◆ **THE REQUEST**: Reproduce the listing word for word. Skip any image.

Begin

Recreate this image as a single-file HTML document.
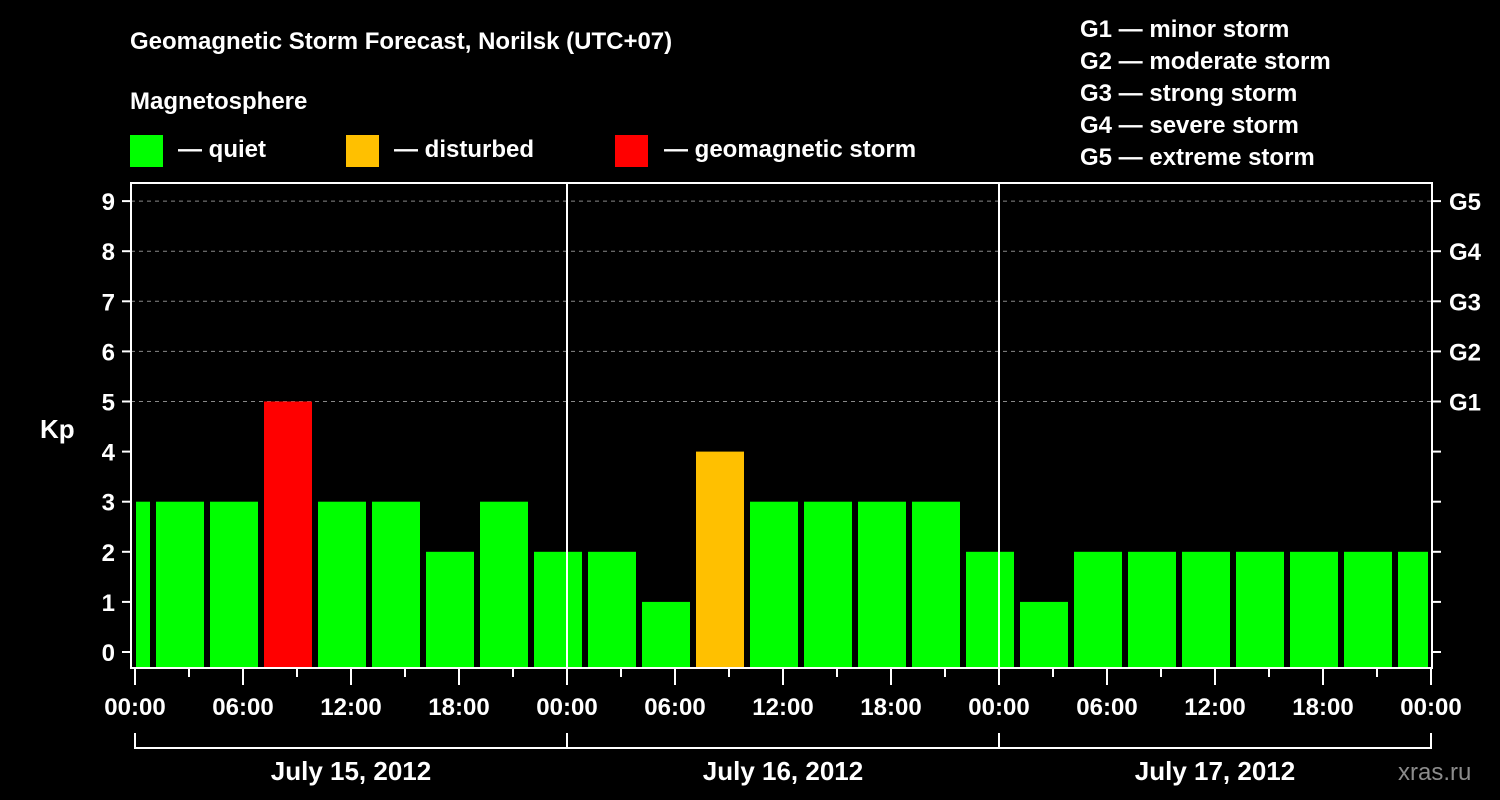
<!DOCTYPE html>
<html><head><meta charset="utf-8"><style>
body{margin:0;background:#000;width:1500px;height:800px;overflow:hidden}
svg{display:block}
text{font-family:"Liberation Sans",Arial,sans-serif;font-weight:bold;fill:#fff}
</style></head><body>
<svg id="c" width="1500" height="800">
<text x="130" y="49" font-size="24">Geomagnetic Storm Forecast, Norilsk (UTC+07)</text>
<text x="130" y="109" font-size="24">Magnetosphere</text>
<g><rect x="130" y="135" width="33" height="32" fill="#00ff00"/><text x="178" y="157" font-size="24">— quiet</text></g>
<g><rect x="346" y="135" width="33" height="32" fill="#ffc000"/><text x="394" y="157" font-size="24">— disturbed</text></g>
<g><rect x="615" y="135" width="33" height="32" fill="#ff0000"/><text x="664" y="157" font-size="24">— geomagnetic storm</text></g>
<g font-size="24">
<text x="1080" y="37">G1 — minor storm</text>
<text x="1080" y="69">G2 — moderate storm</text>
<text x="1080" y="101">G3 — strong storm</text>
<text x="1080" y="133">G4 — severe storm</text>
<text x="1080" y="165">G5 — extreme storm</text>
</g>
<text x="40" y="438" font-size="26">Kp</text>
<text x="1398" y="780" font-size="24" fill="#888" style="fill:#8c8c8c;font-weight:normal">xras.ru</text>
<g id="plot"></g>
</svg>
<script>
const kpValues=[3,3,3,5,3,3,2,3,2,2,1,4,3,3,3,3,2,1,2,2,2,2,2,2,2];
const barStartHours=[-2,1,4,7,10,13,16,19,22,25,28,31,34,37,40,43,46,49,52,55,58,61,64,67,70];
const dayLabels=["July 15, 2012","July 16, 2012","July 17, 2012"];
const timeLabels=["00:00","06:00","12:00","18:00"];
const kpTicks=[0,1,2,3,4,5,6,7,8,9];
const gLabels=["G1","G2","G3","G4","G5"];
const ns="http://www.w3.org/2000/svg",g=document.getElementById('plot');
const X0=135,PX_H=18,Y0=652,PX_K=50.1,TOP=183,BOT=668,LEFT=131,RIGHT=1432;
const x=h=>X0+h*PX_H, y=k=>Y0-k*PX_K;
function mk(t,a,p){const e=document.createElementNS(ns,t);for(const k in a)e.setAttribute(k,a[k]);(p||g).appendChild(e);return e;}
function color(k){return k>=5?'#ff0000':k>=4?'#ffc000':'#00ff00';}
// gridlines
for(let k=5;k<=9;k++){const l=mk('line',{x1:LEFT,x2:RIGHT,y1:y(k),y2:y(k),stroke:'#888','stroke-dasharray':'4,4','stroke-width':1});

}
// bars
kpValues.forEach((v,i)=>{const s=barStartHours[i];let x1=Math.max(x(s)+3,X0+1),x2=Math.min(x(s+3)-3,x(72)-3);
const r=mk('rect',{x:x1,y:y(v),width:x2-x1,height:BOT-y(v),fill:color(v)});

});
// day separators
for(let d=1;d<3;d++){const l=mk('line',{x1:x(24*d),x2:x(24*d),y1:TOP,y2:BOT,stroke:'#fff','stroke-width':2});

}
// frame
const f=mk('rect',{x:LEFT,y:TOP,width:RIGHT-LEFT,height:BOT-TOP,fill:'none',stroke:'#fff','stroke-width':2});


// y ticks
kpTicks.forEach(k=>{mk('line',{x1:122,x2:LEFT,y1:y(k),y2:y(k),stroke:'#fff','stroke-width':2});
mk('line',{x1:RIGHT,x2:1441,y1:y(k),y2:y(k),stroke:'#fff','stroke-width':2});
const t=mk('text',{x:115,y:y(k)+9,'font-size':24,'text-anchor':'end'});t.textContent=k;

});
gLabels.forEach((gl,i)=>{const t=mk('text',{x:1449,y:y(5+i)+9,'font-size':24});t.textContent=gl;

});
// x ticks
for(let h=0;h<=72;h+=3){const major=h%6===0;mk('line',{x1:x(h),x2:x(h),y1:BOT,y2:major?685:677,stroke:'#fff','stroke-width':2});
if(major){const t=mk('text',{x:x(h),y:715,'font-size':24,'text-anchor':'middle'});t.textContent=timeLabels[(h/6)%4];

}}
// day bracket
mk('line',{x1:x(0),x2:x(72),y1:748,y2:748,stroke:'#fff','stroke-width':2});
for(let d=0;d<=3;d++)mk('line',{x1:x(24*d),x2:x(24*d),y1:733,y2:749,stroke:'#fff','stroke-width':2});
dayLabels.forEach((dl,i)=>{const t=mk('text',{x:x(24*i+12),y:780,'font-size':26,'text-anchor':'middle'});t.textContent=dl;

});
</script>
</body></html>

End

◆ **RESPONSE TO THE TASK**:
Recreate this image as a single-file HTML document.
<!DOCTYPE html>
<html><head><meta charset="utf-8"><style>
body{margin:0;background:#000;width:1500px;height:800px;overflow:hidden}
svg{display:block}
text{font-family:"Liberation Sans",Arial,sans-serif;font-weight:bold;fill:#fff}
</style></head><body>
<svg id="c" width="1500" height="800">
<text x="130" y="49" font-size="24">Geomagnetic Storm Forecast, Norilsk (UTC+07)</text>
<text x="130" y="109" font-size="24">Magnetosphere</text>
<g><rect x="130" y="135" width="33" height="32" fill="#00ff00"/><text x="178" y="157" font-size="24">— quiet</text></g>
<g><rect x="346" y="135" width="33" height="32" fill="#ffc000"/><text x="394" y="157" font-size="24">— disturbed</text></g>
<g><rect x="615" y="135" width="33" height="32" fill="#ff0000"/><text x="664" y="157" font-size="24">— geomagnetic storm</text></g>
<g font-size="24">
<text x="1080" y="37">G1 — minor storm</text>
<text x="1080" y="69">G2 — moderate storm</text>
<text x="1080" y="101">G3 — strong storm</text>
<text x="1080" y="133">G4 — severe storm</text>
<text x="1080" y="165">G5 — extreme storm</text>
</g>
<text x="40" y="438" font-size="26">Kp</text>
<text x="1398" y="780" font-size="24" fill="#888" style="fill:#8c8c8c;font-weight:normal">xras.ru</text>
<g id="plot"></g>
</svg>
<script>
const kpValues=[3,3,3,5,3,3,2,3,2,2,1,4,3,3,3,3,2,1,2,2,2,2,2,2,2];
const barStartHours=[-2,1,4,7,10,13,16,19,22,25,28,31,34,37,40,43,46,49,52,55,58,61,64,67,70];
const dayLabels=["July 15, 2012","July 16, 2012","July 17, 2012"];
const timeLabels=["00:00","06:00","12:00","18:00"];
const kpTicks=[0,1,2,3,4,5,6,7,8,9];
const gLabels=["G1","G2","G3","G4","G5"];
const ns="http://www.w3.org/2000/svg",g=document.getElementById('plot');
const X0=135,PX_H=18,Y0=652,PX_K=50.1,TOP=183,BOT=668,LEFT=131,RIGHT=1432;
const x=h=>X0+h*PX_H, y=k=>Y0-k*PX_K;
function mk(t,a,p){const e=document.createElementNS(ns,t);for(const k in a)e.setAttribute(k,a[k]);(p||g).appendChild(e);return e;}
function color(k){return k>=5?'#ff0000':k>=4?'#ffc000':'#00ff00';}
// gridlines
for(let k=5;k<=9;k++){const l=mk('line',{x1:LEFT,x2:RIGHT,y1:y(k),y2:y(k),stroke:'#888','stroke-dasharray':'4,4','stroke-width':1});

}
// bars
kpValues.forEach((v,i)=>{const s=barStartHours[i];let x1=Math.max(x(s)+3,X0+1),x2=Math.min(x(s+3)-3,x(72)-3);
const r=mk('rect',{x:x1,y:y(v),width:x2-x1,height:BOT-y(v),fill:color(v)});

});
// day separators
for(let d=1;d<3;d++){const l=mk('line',{x1:x(24*d),x2:x(24*d),y1:TOP,y2:BOT,stroke:'#fff','stroke-width':2});

}
// frame
const f=mk('rect',{x:LEFT,y:TOP,width:RIGHT-LEFT,height:BOT-TOP,fill:'none',stroke:'#fff','stroke-width':2});


// y ticks
kpTicks.forEach(k=>{mk('line',{x1:122,x2:LEFT,y1:y(k),y2:y(k),stroke:'#fff','stroke-width':2});
mk('line',{x1:RIGHT,x2:1441,y1:y(k),y2:y(k),stroke:'#fff','stroke-width':2});
const t=mk('text',{x:115,y:y(k)+9,'font-size':24,'text-anchor':'end'});t.textContent=k;

});
gLabels.forEach((gl,i)=>{const t=mk('text',{x:1449,y:y(5+i)+9,'font-size':24});t.textContent=gl;

});
// x ticks
for(let h=0;h<=72;h+=3){const major=h%6===0;mk('line',{x1:x(h),x2:x(h),y1:BOT,y2:major?685:677,stroke:'#fff','stroke-width':2});
if(major){const t=mk('text',{x:x(h),y:715,'font-size':24,'text-anchor':'middle'});t.textContent=timeLabels[(h/6)%4];

}}
// day bracket
mk('line',{x1:x(0),x2:x(72),y1:748,y2:748,stroke:'#fff','stroke-width':2});
for(let d=0;d<=3;d++)mk('line',{x1:x(24*d),x2:x(24*d),y1:733,y2:749,stroke:'#fff','stroke-width':2});
dayLabels.forEach((dl,i)=>{const t=mk('text',{x:x(24*i+12),y:780,'font-size':26,'text-anchor':'middle'});t.textContent=dl;

});
</script>
</body></html>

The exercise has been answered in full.